March 31, 2011

From bad to worse in Japan

"The number of dead and missing from the earthquake and tsunami had reached 27,652 as of 9 p.m. yesterday, Japan's National Police Agency said."

"The risk to workers might be greater than previously thought because melted fuel in the No. 1 reactor building may be causing isolated, uncontrolled nuclear chain reactions, Denis Flory, nuclear safety director for the International Atomic Energy Agency, said at a press conference in Vienna."

"Radioactive chlorine found March 25 in the Unit 1 turbine building suggests chain reactions continued after the reactor shut down, physicist Ferenc Dalnoki-Veress of the James Martin Center for Nonproliferation Studies in Monterey, California, wrote in a March 28 paper.
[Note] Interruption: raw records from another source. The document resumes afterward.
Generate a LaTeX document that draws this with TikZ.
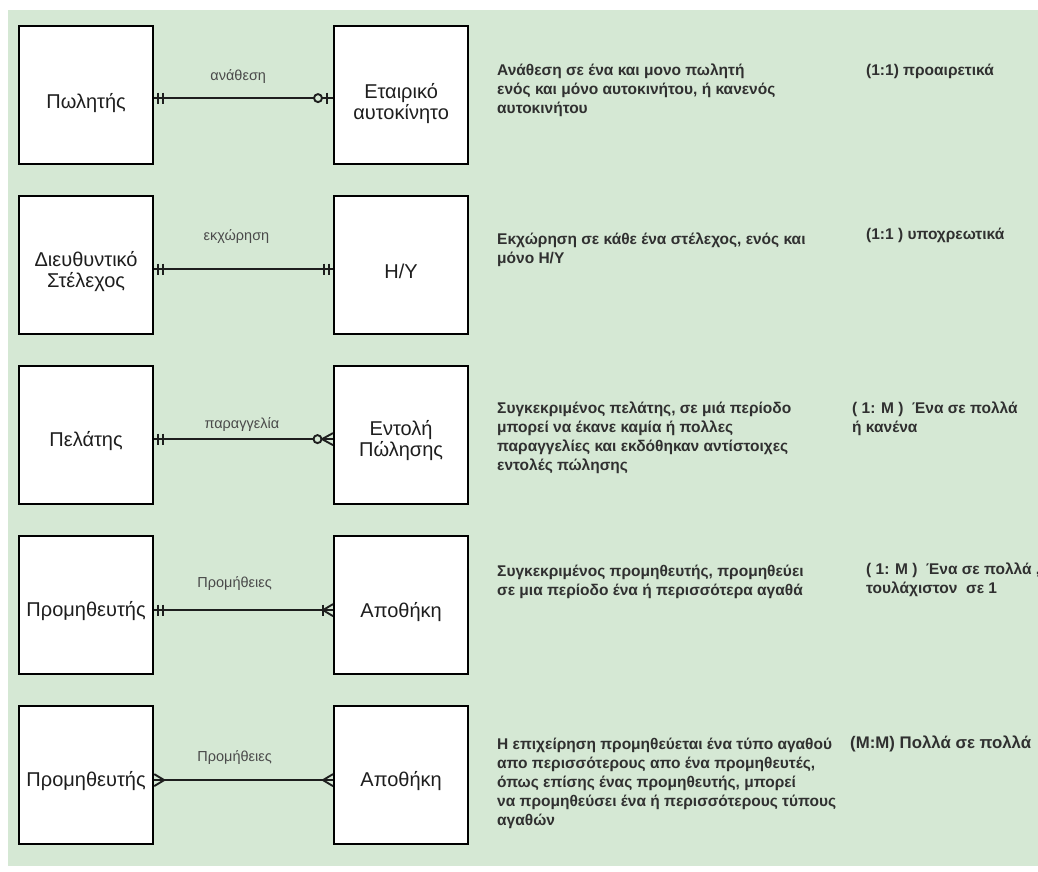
\documentclass[tikz,border=0pt]{standalone}
\usepackage{fontspec}
\setmainfont{Liberation Sans}
\usetikzlibrary{calc}

\definecolor{bggreen}{HTML}{D5E8D4}
\definecolor{inkdark}{HTML}{1E1E1E}
\definecolor{desctext}{HTML}{303030}
\definecolor{reltext}{HTML}{4A4A4A}

\tikzset{
  entity/.style={draw=black, fill=white, line width=2.2pt, rectangle,
    minimum width=134pt, minimum height=138pt, inner sep=0pt, anchor=north west},
  entitytext/.style={align=center, inner sep=0pt, text=inkdark,
    font=\fontsize{20}{21}\selectfont},
  rel/.style={draw=inkdark, line width=2pt},
  mk/.style={draw=inkdark, line width=1.9pt},
  rellabel/.style={inner sep=0pt, text=reltext, font=\fontsize{14.5}{17}\selectfont},
  desc/.style={anchor=north west, inner sep=0pt, align=left, text=desctext,
    font=\fontsize{15.5}{19}\selectfont\bfseries},
  desclarge/.style={desc, font=\fontsize{16.8}{19}\selectfont\bfseries},
  % crow's foot end markers, drawn from the entity edge towards the line
  pics/mandone/.style={code={\draw[mk] (4,-5.5) -- (4,5.5) (9,-5.5) -- (9,5.5);}},
  pics/zeroone/.style={code={\draw[mk] (6,-5.5) -- (6,5.5);
      \draw[mk, fill=bggreen] (15,0) circle[radius=4];}},
  pics/zeromany/.style={code={\draw[mk] (11,0) -- (0,-6) (11,0) -- (0,6);
      \draw[mk, fill=bggreen] (15.5,0) circle[radius=4];}},
  pics/onemany/.style={code={\draw[mk] (10,-5.5) -- (10,5.5);
      \draw[mk] (10,0) -- (0,-6) (10,0) -- (0,6);}},
  pics/crowmany/.style={code={\draw[mk] (10,0) -- (0,-6) (10,0) -- (0,6);}},
}

\begin{document}
\begin{tikzpicture}[x=1pt, y=-1pt]
\useasboundingbox (0,0) rectangle (1038,871);
\clip (0,0) rectangle (1038,871);
\fill[bggreen] (8,10) rectangle (1040,866);

% ---------- row 1 ----------
\node[entity] (L1) at (18,25) {};
\node[entity] (R1) at (333,25) {};
\node[entitytext] (L1t) at ([yshift=-8pt]L1.center) {Πωλητής};
\node[entitytext] (R1t) at ([yshift=-8pt]R1.center) {Εταιρικό\\αυτοκίνητο};
\coordinate (a1) at ([yshift=-3pt]L1.east);
\coordinate (b1) at ([yshift=-3pt]R1.west);
\draw[rel] (a1) -- (b1);
\pic at (a1) {mandone};
\pic[xscale=-1] at (b1) {zeroone};
\node[rellabel] (l1) at ($(a1)!0.47!(b1)+(0,-22)$) {ανάθεση};
\node[desc] (d1) at (497,62) {\strut Ανάθεση σε ένα και μονο πωλητή\\ενός και μόνο αυτοκινήτου, ή κανενός\\αυτοκινήτου};
\node[desc] (c1) at (866,62) {\strut (1:1) προαιρετικά};

% ---------- row 2 ----------
\node[entity] (L2) at (18,195) {};
\node[entity] (R2) at (333,195) {};
\node[entitytext] (L2t) at ([yshift=-6pt]L2.center) {Διευθυντικό\\Στέλεχος};
\node[entitytext] (R2t) at ([yshift=-6pt]R2.center) {Η/Υ};
\coordinate (a2) at ([yshift=-4pt]L2.east);
\coordinate (b2) at ([yshift=-4pt]R2.west);
\draw[rel] (a2) -- (b2);
\pic at (a2) {mandone};
\pic[xscale=-1] at (b2) {mandone};
\node[rellabel] (l2) at ($(a2)!0.46!(b2)+(0,-33)$) {εκχώρηση};
\node[desc] (d2) at (497,231) {\strut Εκχώρηση σε κάθε ένα στέλεχος, ενός και\\μόνο Η/Υ};
\node[desc] (c2) at (866,226) {\strut (1:1 ) υποχρεωτικά};

% ---------- row 3 ----------
\node[entity] (L3) at (18,365) {};
\node[entity] (R3) at (333,365) {};
\node[entitytext] (L3t) at ([yshift=-6pt]L3.center) {Πελάτης};
\node[entitytext] (R3t) at ([yshift=-5pt]R3.center) {Εντολή\\Πώλησης};
\coordinate (a3) at ([yshift=-4pt]L3.east);
\coordinate (b3) at ([yshift=-4pt]R3.west);
\draw[rel] (a3) -- (b3);
\pic at (a3) {mandone};
\pic[xscale=-1] at (b3) {zeromany};
\node[rellabel] (l3) at ($(a3)!0.49!(b3)+(0,-15)$) {παραγγελία};
\node[desc] (d3) at (497,400) {\strut Συγκεκριμένος πελάτης, σε μιά περίοδο\\μπορεί να έκανε καμία ή πολλες\\παραγγελίες και εκδόθηκαν αντίστοιχες\\εντολές πώλησης};
\node[desc] (c3) at (852,400) {\strut ( 1: Μ )\ \ Ένα σε πολλά\\ή κανένα};

% ---------- row 4 ----------
\node[entity] (L4) at (18,535) {};
\node[entity] (R4) at (333,535) {};
\node[entitytext] (L4t) at ([yshift=-6pt]L4.center) {Προμηθευτής};
\node[entitytext] (R4t) at ([yshift=-7pt]R4.center) {Αποθήκη};
\coordinate (a4) at ([yshift=-5pt]L4.east);
\coordinate (b4) at ([yshift=-5pt]R4.west);
\draw[rel] (a4) -- (b4);
\pic at (a4) {mandone};
\pic[xscale=-1] at (b4) {onemany};
\node[rellabel] (l4) at ($(a4)!0.45!(b4)+(0,-27)$) {Προμήθειες};
\node[desc] (d4) at (497,563) {\strut Συγκεκριμένος προμηθευτής, προμηθεύει\\σε μια περίοδο ένα ή περισσότερα αγαθά};
\node[desc] (c4) at (866,561) {\strut ( 1: Μ )\ \ Ένα σε πολλά ,\\τουλάχιστον\ \ σε 1};

% ---------- row 5 ----------
\node[entity] (L5) at (18,705) {};
\node[entity] (R5) at (333,705) {};
\node[entitytext] (L5t) at ([yshift=-6pt]L5.center) {Προμηθευτής};
\node[entitytext] (R5t) at ([yshift=-6pt]R5.center) {Αποθήκη};
\coordinate (a5) at ([yshift=-5pt]L5.east);
\coordinate (b5) at ([yshift=-5pt]R5.west);
\draw[rel] (a5) -- (b5);
\pic at (a5) {crowmany};
\pic[xscale=-1] at (b5) {crowmany};
\node[rellabel] (l5) at ($(a5)!0.45!(b5)+(0,-23)$) {Προμήθειες};
\node[desc] (d5) at (497,736) {\strut Η επιχείρηση προμηθεύεται ένα τύπο αγαθού\\απο περισσότερους απο ένα προμηθευτές,\\όπως επίσης ένας προμηθευτής, μπορεί\\να προμηθεύσει ένα ή περισσότερους τύπους\\αγαθών};
\node[desclarge] (c5) at (850,735) {\strut (Μ:Μ) Πολλά σε πολλά};
\end{tikzpicture}
\end{document}
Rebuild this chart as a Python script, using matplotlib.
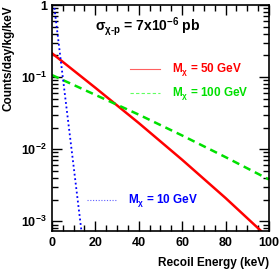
import numpy as np
import matplotlib.pyplot as plt
from matplotlib.ticker import FixedLocator, MultipleLocator, LogLocator, NullFormatter

plt.rcParams['font.family'] = ['Liberation Sans', 'DejaVu Sans']
plt.rcParams['font.weight'] = 'bold'
plt.rcParams['mathtext.fontset'] = 'custom'
plt.rcParams['mathtext.rm'] = 'Liberation Sans:bold'
plt.rcParams['mathtext.bf'] = 'Liberation Sans:bold'
plt.rcParams['mathtext.it'] = 'Liberation Sans:bold'
plt.rcParams['mathtext.default'] = 'bf'

# Recoil spectra
E_50 = [0, 20, 40, 60, 80, 100]
rate_50 = [0.215, 0.0713, 0.0231, 0.00713, 0.0021, 0.00058]

E_100 = [0, 20, 40, 60, 80, 100]
rate_100 = [0.107, 0.0568, 0.0302, 0.0155, 0.00776, 0.0038]

E_10 = [0, 5, 10, 15]
rate_10 = [1.78, 0.101, 0.0058, 0.00033]

y_ticks = [1e-3, 1e-2, 1e-1, 1]
y_labels = [r'$10^{-3}$', r'$10^{-2}$', r'$10^{-1}$', '1']

fig = plt.figure(figsize=(2.79, 2.69), dpi=100)
ax = fig.add_axes([0.186, 0.141, 0.778, 0.840])

ax.plot(E_50, rate_50, color='#ff0000', lw=1.8)
ax.plot(E_100, rate_100, color='#00e000', lw=1.8, ls=(0, (3, 2)))
ax.plot(E_10, rate_10, color='#0000ff', lw=1.3, ls=(0, (1, 1.5)))

ax.set_yscale('log')
ax.set_xlim(0, 100)
ax.set_ylim(7.3e-4, 1)

ax.xaxis.set_major_locator(MultipleLocator(20))
ax.xaxis.set_minor_locator(MultipleLocator(5))
ax.yaxis.set_major_locator(FixedLocator(y_ticks))
ax.set_yticklabels(y_labels)
ax.yaxis.set_minor_locator(LogLocator(base=10, subs=np.arange(2, 10)))
ax.yaxis.set_minor_formatter(NullFormatter())

ax.tick_params(which='both', direction='in', top=True, right=True, width=1, labelsize=9)
ax.tick_params(which='major', length=7)
ax.tick_params(which='minor', length=4)
ax.tick_params(axis='x', pad=4)
for s in ax.spines.values():
    s.set_linewidth(1.2)

ax.set_xlabel('Recoil Energy (keV)', fontsize=8.5, fontweight='bold', loc='right', labelpad=6)
ax.set_ylabel('Counts/day/kg/keV', fontsize=8.5, fontweight='bold', loc='top', labelpad=5)

ax.text(0.198, 0.905, r'$\sigma_{\chi\text{-}p}$ = 7x10$^{-6}$ pb', transform=ax.transAxes,
        fontsize=10, fontweight='bold', va='center')

# legend entries
ax.plot([0.36, 0.50], [0.717, 0.717], transform=ax.transAxes, color='#ff6060', lw=0.8)
ax.text(0.553, 0.717, r'M$_{\chi}$ = 50 GeV', transform=ax.transAxes, color='#ff0000',
        fontsize=8.5, fontweight='bold', va='center')
ax.plot([0.36, 0.50], [0.611, 0.611], transform=ax.transAxes, color='#60ff60', lw=0.8,
        ls=(0, (3, 2)))
ax.text(0.553, 0.611, r'M$_{\chi}$ = 100 GeV', transform=ax.transAxes, color='#00e000',
        fontsize=8.5, fontweight='bold', va='center')
ax.plot([0.161, 0.30], [0.137, 0.137], transform=ax.transAxes, color='#6060ff', lw=0.8,
        ls=(0, (1, 1.5)))
ax.text(0.35, 0.137, r'M$_{\chi}$ = 10 GeV', transform=ax.transAxes, color='#0000ff',
        fontsize=8.5, fontweight='bold', va='center')

fig.savefig('out.png', dpi=100)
Radioactive chlorine has a half-life of 37 minutes, according to the report."

"Cesium 137, was measured in one village by the International Atomic Energy Agency at a level exceeding the standard that the Soviet Union used as a gauge to recommend abandoning land surrounding the Chernobyl reactor, and at another location not precisely identified by the agency at more than double the Soviet standard." 

"The international team, using a measure of radioactivity called the becquerel, found as much as 3.7 million becquerels per square meter; the standard used at Chernobyl was 1.48 million."

"Hidehiko Nishiyama, deputy director general of the Nuclear and Industrial Safety Agency, said that seawater collected about 300 yards from the Fukushima Daiichi station was found to contain iodine 131 at 3,355 times the safety standard, the highest levels reported so far."

"Tsunehisa Katsumata, chairman of Tokyo Electric, said that "we have no choice but to scrap" Reactors 1, 2, 3 and 4."

"Chief Cabinet Secretary Yukio Edano yesterday ruled out the possibility that the two undamaged reactors at Tokyo Electric Power Co.'s six-unit Dai-Ichi plant would be salvaged."

"Dismantling the plant and decontaminating the site may take 30 years and cost Tokyo Electric more than 1 trillion yen ($12 billion), engineers and analysts said."
"Tokyo Electric's shareholders may be wiped out by clean-up costs and liabilities stemming from the nuclear accident, the worst since Chernobyl. The company faces claims of as much as 11 trillion yen if the crisis lasts two years and potential takeover by the government, according to a March 29 Bank of America Merrill Lynch report."

Fukushima's is releasing radioactive fallout at a daily rate almost as high as that from Chernobyl during the first 10 days of that disaster. "iodine-131 is being released at daily levels 73 per cent of those seen after the 1986 disaster. The daily amount of caesium-137 released from Fukushima Daiichi is around 60 per cent of the amount released from Chernobyl."